Repeat word for word the lines from the top of the records through the line containing "import pandas as pd", and skip the pictures.

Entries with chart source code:

==============================

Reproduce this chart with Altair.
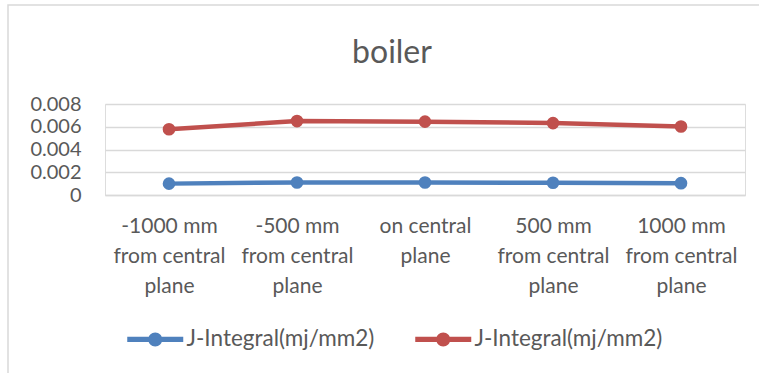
import altair as alt
import pandas as pd

# Measurement positions along the boiler (one label line per "\n")
categories = [
    "-1000 mm\nfrom central\nplane",
    "-500 mm\nfrom central\nplane",
    "on central\nplane",
    "500 mm\nfrom central\nplane",
    "1000 mm\nfrom central\nplane",
]
# Both series share the same display name; the "#n" suffix keeps them apart
series_keys = ["J-Integral(mj/mm2)#1", "J-Integral(mj/mm2)#2"]
series_colors = ["#4F81BD", "#C0504D"]
j_blue = [0.00100, 0.00110, 0.00110, 0.00108, 0.00104]
j_red = [0.00578, 0.00650, 0.00645, 0.00632, 0.00602]
y_ticks = [0, 0.002, 0.004, 0.006, 0.008]

rows = []
for key, vals in zip(series_keys, [j_blue, j_red]):
    for cat, v in zip(categories, vals):
        rows.append({"position": cat, "series": key, "j": v})
df = pd.DataFrame(rows)

FONT = "Lato"
GREY_TEXT = "#595959"
GRID = "#D9D9D9"

# legend glyph: a thick line with a round marker in the middle
legend_glyph = (
    "M-4,-0.36 L-0.9,-0.36 L-0.9,0.36 L-4,0.36 Z "
    "M0.9,-0.36 L4,-0.36 L4,0.36 L0.9,0.36 Z "
    "M-1,0 A1,1 0 1,1 1,0 A1,1 0 1,1 -1,0 Z"
)

x_enc = alt.X(
    "position:N",
    sort=categories,
    scale=alt.Scale(type="point", padding=0.5),
    axis=alt.Axis(
        title=None,
        labelAngle=0,
        labelExpr="split(datum.label, '\\n')",
        labelFont=FONT,
        labelFontSize=21,
        labelColor=GREY_TEXT,
        labelLineHeight=30,
        labelBaseline="top",
        labelPadding=20,
        ticks=False,
        domainColor=GRID,
        domainWidth=1.5,
    ),
)
y_enc = alt.Y(
    "j:Q",
    scale=alt.Scale(domain=[0, 0.008], nice=False),
    axis=alt.Axis(
        title=None,
        values=y_ticks,
        labelExpr="datum.value == 0 ? '0' : format(datum.value, '.3f')",
        labelFont=FONT,
        labelFontSize=20,
        labelColor=GREY_TEXT,
        labelPadding=24,
        ticks=False,
        domain=False,
        grid=True,
        gridColor=GRID,
        gridWidth=1.5,
    ),
)
color_scale = alt.Scale(domain=series_keys, range=series_colors)

lines = alt.Chart(df).mark_line(strokeWidth=4.5).encode(
    x=x_enc,
    y=y_enc,
    color=alt.Color("series:N", scale=color_scale, legend=None),
    detail="series:N",
)
points = alt.Chart(df).mark_point(filled=True, size=160, opacity=1).encode(
    x=x_enc,
    y=y_enc,
    color=alt.Color(
        "series:N",
        scale=color_scale,
        legend=alt.Legend(
            title=None,
            orient="none",
            direction="horizontal",
            legendX=39,
            legendY=224,
            symbolType=legend_glyph,
            symbolSize=196,
            symbolStrokeWidth=0,
            symbolOpacity=1,
            labelExpr="split(datum.label, '#')[0]",
            labelFont=FONT,
            labelFontSize=22.5,
            labelColor=GREY_TEXT,
            labelLimit=400,
            labelOffset=20,
            columnPadding=40,
            padding=0,
        ),
    ),
)

# thin outer frame around the chart area
frame = alt.Chart(pd.DataFrame({"k": [0]})).mark_rect(
    fillOpacity=0, stroke=GRID, strokeWidth=1.5
).encode(
    x=alt.value(-97), x2=alt.value(700), y=alt.value(-99), y2=alt.value(300)
)

chart = alt.layer(frame, lines, points).resolve_legend(
    color="independent"
).properties(
    width=640,
    height=91,
    title=alt.TitleParams(
        "boiler",
        font=FONT,
        fontSize=32,
        fontWeight="normal",
        color=GREY_TEXT,
        anchor="middle",
        frame="group",
        baseline="alphabetic",
        offset=0,
        dx=-33,
        dy=91,
    ),
    padding={"left": 105, "top": 104, "right": 14, "bottom": 178},
    autosize=alt.AutoSizeParams(type="none"),
).configure_view(stroke=None).configure(background="white")

chart.save("out.html", embed_options={"renderer": "svg", "actions": False})
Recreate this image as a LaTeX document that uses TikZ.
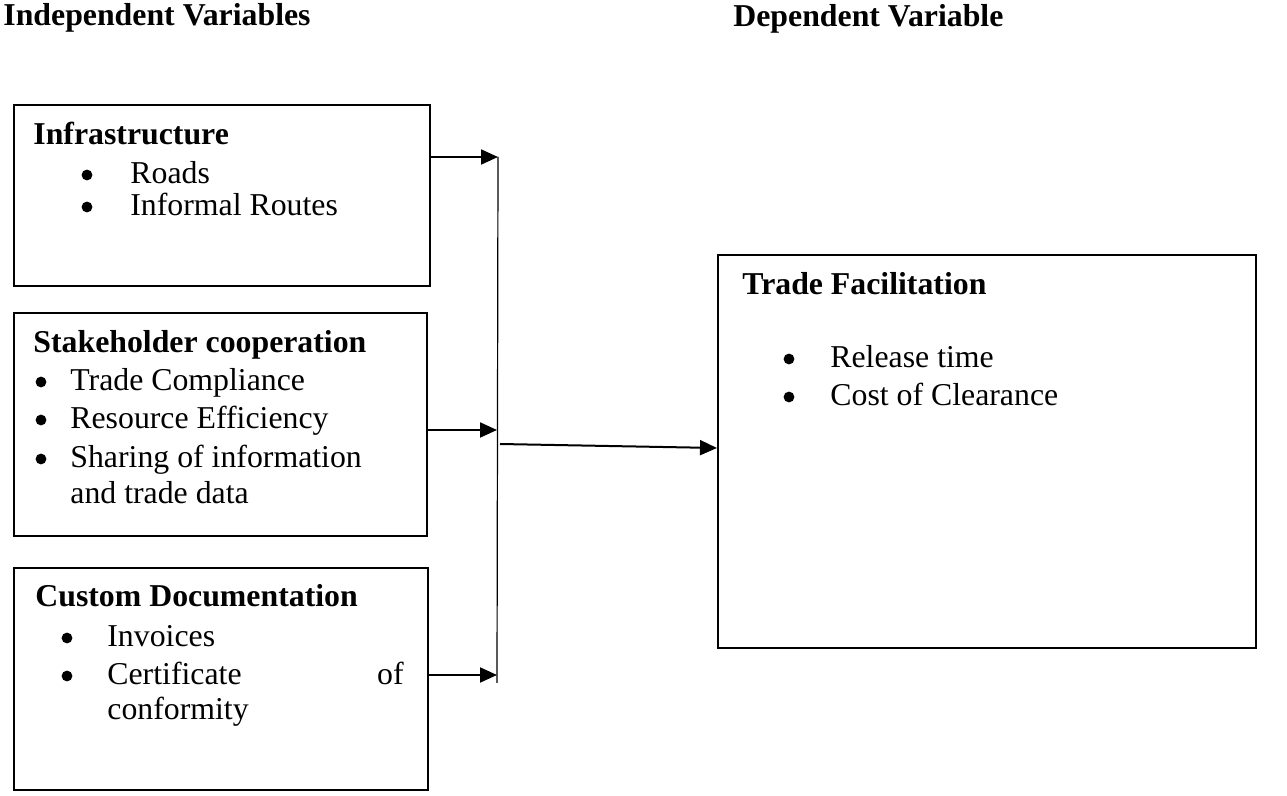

==============================

» RESULT
Reproduce this chart with Altair.
import altair as alt
import pandas as pd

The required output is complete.